■ Records
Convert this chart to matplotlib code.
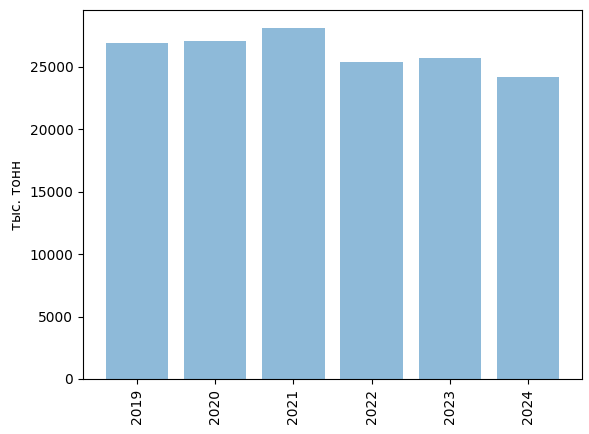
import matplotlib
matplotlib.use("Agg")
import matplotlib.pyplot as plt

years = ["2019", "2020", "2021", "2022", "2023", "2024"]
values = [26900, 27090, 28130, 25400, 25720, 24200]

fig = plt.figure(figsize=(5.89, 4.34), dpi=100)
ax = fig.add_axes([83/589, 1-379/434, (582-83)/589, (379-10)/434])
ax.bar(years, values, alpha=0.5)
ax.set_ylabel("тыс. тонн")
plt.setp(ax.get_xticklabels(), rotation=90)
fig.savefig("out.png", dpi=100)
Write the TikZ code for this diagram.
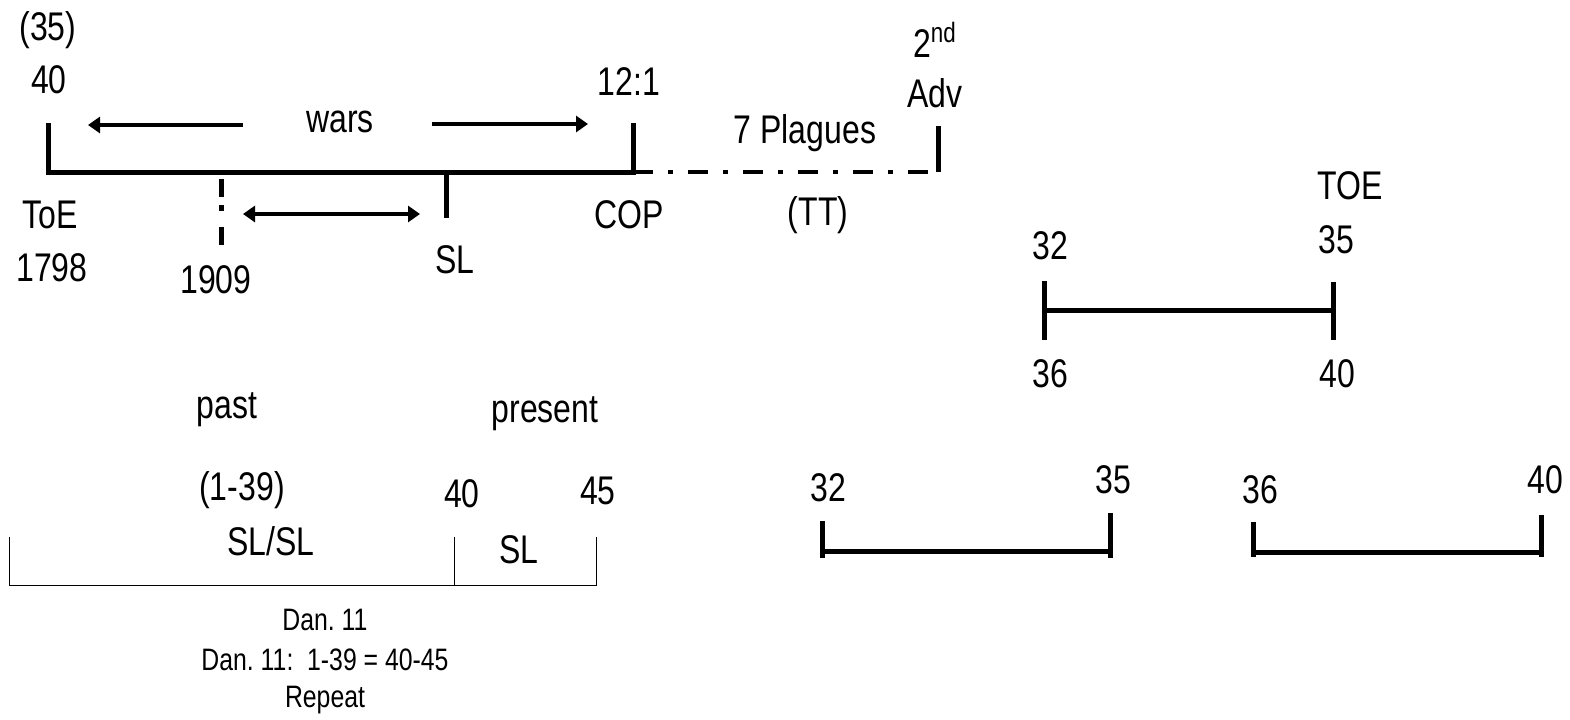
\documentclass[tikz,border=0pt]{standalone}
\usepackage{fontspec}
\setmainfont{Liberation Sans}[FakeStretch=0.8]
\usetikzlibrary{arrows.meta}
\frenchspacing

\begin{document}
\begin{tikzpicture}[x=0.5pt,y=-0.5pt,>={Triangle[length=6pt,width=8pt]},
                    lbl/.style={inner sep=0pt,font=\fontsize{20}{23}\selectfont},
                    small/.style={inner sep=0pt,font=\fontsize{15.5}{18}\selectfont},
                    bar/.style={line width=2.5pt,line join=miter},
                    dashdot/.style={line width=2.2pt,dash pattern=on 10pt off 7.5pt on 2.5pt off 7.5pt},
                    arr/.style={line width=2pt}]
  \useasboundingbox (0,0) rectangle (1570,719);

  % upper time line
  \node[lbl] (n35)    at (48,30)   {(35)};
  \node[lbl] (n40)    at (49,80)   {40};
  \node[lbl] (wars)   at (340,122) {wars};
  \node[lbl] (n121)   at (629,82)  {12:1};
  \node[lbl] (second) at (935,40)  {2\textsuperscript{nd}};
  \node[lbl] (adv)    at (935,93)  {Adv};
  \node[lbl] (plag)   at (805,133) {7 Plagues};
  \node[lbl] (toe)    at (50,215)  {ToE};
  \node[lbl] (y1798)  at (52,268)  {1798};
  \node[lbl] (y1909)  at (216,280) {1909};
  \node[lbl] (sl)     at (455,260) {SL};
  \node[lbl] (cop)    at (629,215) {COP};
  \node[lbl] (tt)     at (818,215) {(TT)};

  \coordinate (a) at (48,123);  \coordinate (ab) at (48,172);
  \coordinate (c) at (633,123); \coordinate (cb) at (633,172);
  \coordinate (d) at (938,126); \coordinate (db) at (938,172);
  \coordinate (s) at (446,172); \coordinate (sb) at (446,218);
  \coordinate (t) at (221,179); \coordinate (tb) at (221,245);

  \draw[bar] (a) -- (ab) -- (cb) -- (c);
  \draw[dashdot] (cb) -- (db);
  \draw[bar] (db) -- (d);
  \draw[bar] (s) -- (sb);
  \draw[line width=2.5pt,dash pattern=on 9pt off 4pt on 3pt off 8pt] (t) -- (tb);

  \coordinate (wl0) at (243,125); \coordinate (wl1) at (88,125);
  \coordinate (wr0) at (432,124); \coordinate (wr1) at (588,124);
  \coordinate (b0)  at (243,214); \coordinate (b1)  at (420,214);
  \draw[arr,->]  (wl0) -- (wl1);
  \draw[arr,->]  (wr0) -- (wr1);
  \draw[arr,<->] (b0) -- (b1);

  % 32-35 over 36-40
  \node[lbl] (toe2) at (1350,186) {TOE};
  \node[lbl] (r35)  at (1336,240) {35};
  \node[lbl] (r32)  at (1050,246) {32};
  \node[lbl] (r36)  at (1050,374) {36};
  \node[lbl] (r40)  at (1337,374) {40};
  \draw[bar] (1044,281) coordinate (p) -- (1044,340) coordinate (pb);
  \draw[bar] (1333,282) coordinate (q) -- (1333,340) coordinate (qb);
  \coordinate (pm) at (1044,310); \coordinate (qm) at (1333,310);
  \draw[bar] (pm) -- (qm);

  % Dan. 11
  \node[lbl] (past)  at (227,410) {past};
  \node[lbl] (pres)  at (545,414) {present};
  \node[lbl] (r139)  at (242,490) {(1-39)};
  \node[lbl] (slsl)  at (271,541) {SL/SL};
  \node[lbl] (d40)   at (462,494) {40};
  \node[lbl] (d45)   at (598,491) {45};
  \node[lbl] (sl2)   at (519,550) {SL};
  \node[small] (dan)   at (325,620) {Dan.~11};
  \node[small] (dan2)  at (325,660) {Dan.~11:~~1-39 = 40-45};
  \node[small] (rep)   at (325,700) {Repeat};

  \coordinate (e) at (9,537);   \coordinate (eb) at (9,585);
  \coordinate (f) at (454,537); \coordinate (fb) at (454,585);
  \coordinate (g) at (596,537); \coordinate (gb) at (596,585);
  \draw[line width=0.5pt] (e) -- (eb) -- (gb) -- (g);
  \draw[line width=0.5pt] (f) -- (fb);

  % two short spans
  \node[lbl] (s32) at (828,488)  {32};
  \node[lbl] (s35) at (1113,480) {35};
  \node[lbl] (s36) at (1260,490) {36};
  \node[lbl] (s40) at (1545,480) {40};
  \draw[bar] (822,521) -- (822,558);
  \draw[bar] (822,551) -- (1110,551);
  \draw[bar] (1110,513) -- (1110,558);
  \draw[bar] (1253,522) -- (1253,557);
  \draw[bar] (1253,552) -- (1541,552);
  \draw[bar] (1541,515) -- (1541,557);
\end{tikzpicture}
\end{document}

■ Exercise details
Reproduce the records above from their first line to the line bearing "(0,0) rectangle (1570,719);", both ends included, leaving every picture out.

■ Result of this exercise
Convert this chart to matplotlib code.
import matplotlib
matplotlib.use("Agg")
import matplotlib.pyplot as plt

years = ["2019", "2020", "2021", "2022", "2023", "2024"]
values = [26900, 27090, 28130, 25400, 25720, 24200]

fig = plt.figure(figsize=(5.89, 4.34), dpi=100)
ax = fig.add_axes([83/589, 1-379/434, (582-83)/589, (379-10)/434])
ax.bar(years, values, alpha=0.5)
ax.set_ylabel("тыс. тонн")
plt.setp(ax.get_xticklabels(), rotation=90)
fig.savefig("out.png", dpi=100)
Write the TikZ code for this diagram.
\documentclass[tikz,border=0pt]{standalone}
\usepackage{fontspec}
\setmainfont{Liberation Sans}[FakeStretch=0.8]
\usetikzlibrary{arrows.meta}
\frenchspacing

\begin{document}
\begin{tikzpicture}[x=0.5pt,y=-0.5pt,>={Triangle[length=6pt,width=8pt]},
                    lbl/.style={inner sep=0pt,font=\fontsize{20}{23}\selectfont},
                    small/.style={inner sep=0pt,font=\fontsize{15.5}{18}\selectfont},
                    bar/.style={line width=2.5pt,line join=miter},
                    dashdot/.style={line width=2.2pt,dash pattern=on 10pt off 7.5pt on 2.5pt off 7.5pt},
                    arr/.style={line width=2pt}]
  \useasboundingbox (0,0) rectangle (1570,719);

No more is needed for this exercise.